Yes, because nozzle area is proportional to cylinder bore and number of valves, no matter how small the bore.
There aren’t really very many ways to get more power from a conventional naturally aspirated 4-stroke engine of given displacement. It can made to rev faster and the thermal and volumetric efficiencies (VE) can be increased. With current metallurgies, thermal efficiency (TE) has reached a plateau. There are also problems controlled oxides of nitrogen when combustion takes places on hotter surfaces.
The amount of air the cylinder head can flow will depend on port volume and nozzle area (the size of the valve openings). Opening the ports will improve mid and high rpm torque while reducing it at low engine speeds due to reduced velocity. With only two valves in the cylinder the maximum diameters will be limited by the cylinder bore diameter and valve included angle. Of course the bore/stroke ratio can be increased, but there’s again a trade off in low rpm torque in a very oversquare design.

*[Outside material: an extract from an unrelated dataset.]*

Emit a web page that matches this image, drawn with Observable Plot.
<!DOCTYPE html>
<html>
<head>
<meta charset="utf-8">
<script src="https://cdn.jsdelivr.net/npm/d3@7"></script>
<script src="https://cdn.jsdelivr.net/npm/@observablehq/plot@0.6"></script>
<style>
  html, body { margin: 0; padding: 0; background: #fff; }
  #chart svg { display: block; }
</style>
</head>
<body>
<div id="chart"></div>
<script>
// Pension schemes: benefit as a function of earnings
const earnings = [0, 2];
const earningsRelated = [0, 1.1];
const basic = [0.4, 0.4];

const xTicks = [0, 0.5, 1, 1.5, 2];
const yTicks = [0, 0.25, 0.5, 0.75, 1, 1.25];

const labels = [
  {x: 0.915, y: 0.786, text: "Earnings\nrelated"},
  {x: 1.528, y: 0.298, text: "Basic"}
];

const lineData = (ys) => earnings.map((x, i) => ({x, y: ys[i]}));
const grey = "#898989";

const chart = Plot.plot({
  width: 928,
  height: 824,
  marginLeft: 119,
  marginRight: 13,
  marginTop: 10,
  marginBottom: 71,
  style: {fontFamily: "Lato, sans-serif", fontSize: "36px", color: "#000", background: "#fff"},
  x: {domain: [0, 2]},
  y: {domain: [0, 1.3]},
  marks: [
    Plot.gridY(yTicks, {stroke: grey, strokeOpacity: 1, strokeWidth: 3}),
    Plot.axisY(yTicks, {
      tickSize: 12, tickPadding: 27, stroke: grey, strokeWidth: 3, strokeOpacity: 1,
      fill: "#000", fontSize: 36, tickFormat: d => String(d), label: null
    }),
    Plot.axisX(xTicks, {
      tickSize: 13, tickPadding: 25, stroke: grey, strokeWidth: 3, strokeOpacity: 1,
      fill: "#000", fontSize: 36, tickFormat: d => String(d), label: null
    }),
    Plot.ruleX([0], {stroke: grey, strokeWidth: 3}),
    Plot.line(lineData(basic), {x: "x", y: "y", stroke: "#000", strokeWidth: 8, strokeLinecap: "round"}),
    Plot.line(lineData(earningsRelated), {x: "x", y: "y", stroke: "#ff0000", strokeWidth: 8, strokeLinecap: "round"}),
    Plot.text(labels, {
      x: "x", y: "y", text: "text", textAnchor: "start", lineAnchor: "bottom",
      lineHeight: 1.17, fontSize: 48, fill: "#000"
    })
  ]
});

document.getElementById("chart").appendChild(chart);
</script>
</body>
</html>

A very high included angle between the valves will eventually require a DOHC system to operate the valves because a single cam between the two will need excessively long rocker arms to reach them. More weight, inertia and the rev ceiling is reduced. Nozzle area is thus quite limited with two valves. Also, as the valves get larger, heavier and more difficult to control. That either calling for a reduction in operating speed (counterproductive) or a beefier valvetrain (less efficient). If the valve diameter is limited, you have to open it longer and/or higher. But, overlap is limited due to emissions concerns (don’t want half-burned hydrocarbons in the exhaust gas). There are also limits on how early the intake valve may open due to flow reversion (exhaust phase not finished yet) and how late the exhaust valve may close (loss of dynamic compression ratio, reverse flow). Other side effects of a hot cam like this be poor idle quality, and poor torque at low to midrange speeds.

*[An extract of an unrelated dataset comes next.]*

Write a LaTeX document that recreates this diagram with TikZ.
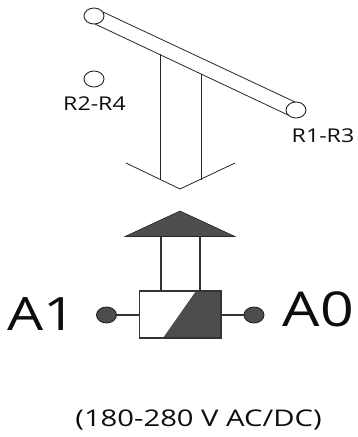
\documentclass[tikz,border=0pt]{standalone}
\usepackage{fontspec}
\usepackage{graphicx}
\setmainfont{Open Sans}
\definecolor{darkfill}{HTML}{4D4D4D}
\definecolor{linecol}{HTML}{333333}
\usetikzlibrary{shapes.geometric}
\tikzset{
  wire/.style={draw=linecol,line width=1.1pt},
  thin wire/.style={draw=black!85,line width=0.8pt},
  hollow/.style={ellipse,draw=black!85,line width=0.9pt,fill=white,minimum width=20pt,minimum height=16pt,inner sep=0pt},
  solid pin/.style={ellipse,draw=black!85,line width=0.9pt,fill=darkfill,minimum width=20pt,minimum height=16pt,inner sep=0pt},
  label text/.style={anchor=center,inner sep=0pt,text=black!95},
}
\newcommand{\wide}[1]{\scalebox{1.22}[1]{#1}}
\begin{document}
\begin{tikzpicture}[x=1pt,y=-1pt]
\useasboundingbox (0,0) rectangle (358,437);
% rocker bar
\coordinate (barTL) at (103,12);
\coordinate (barTR) at (295,102);
\coordinate (barBL) at (95,24);
\coordinate (barBR) at (288,115);
\draw[thin wire] (barTL) -- (barTR);
\draw[thin wire] (barBL) -- (barBR);
\node[hollow] (c1) at (94,16) {};
\node[hollow] (c2) at (296,110) {};
\node[hollow] (c3) at (94,79) {};
\node[label text,font=\fontsize{19}{22}\selectfont] (r24) at (94.5,104) {\wide{R2-R4}};
\node[label text,font=\fontsize{19}{22}\selectfont] (r13) at (323,136) {\wide{R1-R3}};
% hollow arrow
\coordinate (s1) at (160,54);
\coordinate (s2) at (201,74);
\coordinate (s1e) at (160,180);
\coordinate (s2e) at (201,180);
\coordinate (hl) at (126,163);
\coordinate (ht) at (180,189);
\coordinate (hr) at (235,163);
\draw[thin wire] (s1) -- (s1e);
\draw[thin wire] (s2) -- (s2e);
\draw[thin wire] (hl) -- (ht) -- (hr);
% solid arrow
\coordinate (tA) at (180,211);
\coordinate (tL) at (125,236.5);
\coordinate (tR) at (235,236.5);
\fill[darkfill,draw=black!85,line width=0.6pt,line join=miter] (tA) -- (tR) -- (tL) -- cycle;
\coordinate (v1) at (161,236);
\coordinate (v2) at (200,236);
\coordinate (v1e) at (161,291);
\coordinate (v2e) at (200,291);
\draw[wire] (v1) -- (v1e);
\draw[wire] (v2) -- (v2e);
% coil
\coordinate (bTL) at (139.5,291);
\coordinate (bTR) at (221,291);
\coordinate (bBR) at (221,338);
\coordinate (bBL) at (139.5,338);
\coordinate (dT) at (196,291);
\coordinate (dB) at (163,338);
\fill[white] (bTL) -- (bTR) -- (bBR) -- (bBL) -- cycle;
\fill[darkfill] (dT) -- (bTR) -- (bBR) -- (dB) -- cycle;
\draw[wire] (bTL) -- (bTR) -- (bBR) -- (bBL) -- cycle;
\node[solid pin] (pL) at (106.5,315) {};
\node[solid pin] (pR) at (254,315) {};
\coordinate (bL) at (139.5,315);
\coordinate (bR) at (221,315);
\draw[wire] (pL) -- (bL);
\draw[wire] (bR) -- (pR);
\node[label text,font=\fontsize{46}{50}\selectfont] (a1) at (42,314.5) {\scalebox{1.24}[1]{A1}};
\node[label text,font=\fontsize{48}{52}\selectfont] (a0) at (318.5,309.5) {\scalebox{1.23}[1]{A0}};
\node[label text,font=\fontsize{23}{27}\selectfont] (v) at (198.5,420) {\scalebox{1.27}[1]{(180-280 V AC/DC)}};
\end{tikzpicture}
\end{document}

Another problem with a big valve, high included angle design is the shape of the combustion chamber. While a hemispherical design offers reduced surface area for it’s volume, the piston crown will have to be aggressively domed to acheive a useful compression ratio. That’s heavy and that again limits operating speed.
Opening the valves higher instead of longer is another solution, but there are mechanical limits to how high the valve may lift in relation to duration. Of course modern two-valve motors utilize roller cam followers to allow higher valve acceleration, but there are still quite finite limits.
Increase the number of cylinders. Small cylinders have a better ratio of nozzle area to piston area, have smaller lighter components which can spin faster. VE is improved a little and the engine makes similar torque at higher rpm which = more power.
Increase the VE by optimising the combustion chamber shape and raising the compression ratio. Works, but limits nozzle area and thus VE and operating speed.
Use desmodromic valve operation which relies on mechanical levers to control the valves rather than springs. This allows much higher valve lift for given duration and also decreases parasitic losses in the valve train, improving midrange torque. Try and catch a Ducati on a mountain road and you’ll know what I mean.
Use a valve control system to either vary the valve lift, duration or timing, or a combination of these. VTEC, VVTI etc. Allows the use of more aggressive valve motion at high revs while mitigating some of the effects at low and midrange speeds.
Use mulitple valves (up to nine valves per cylinder has been tried) to increase nozzle area and reduce the weight of individual components. Allows mild timing and lift to be used while improving flow over that of a single valve and also higher operating speeds.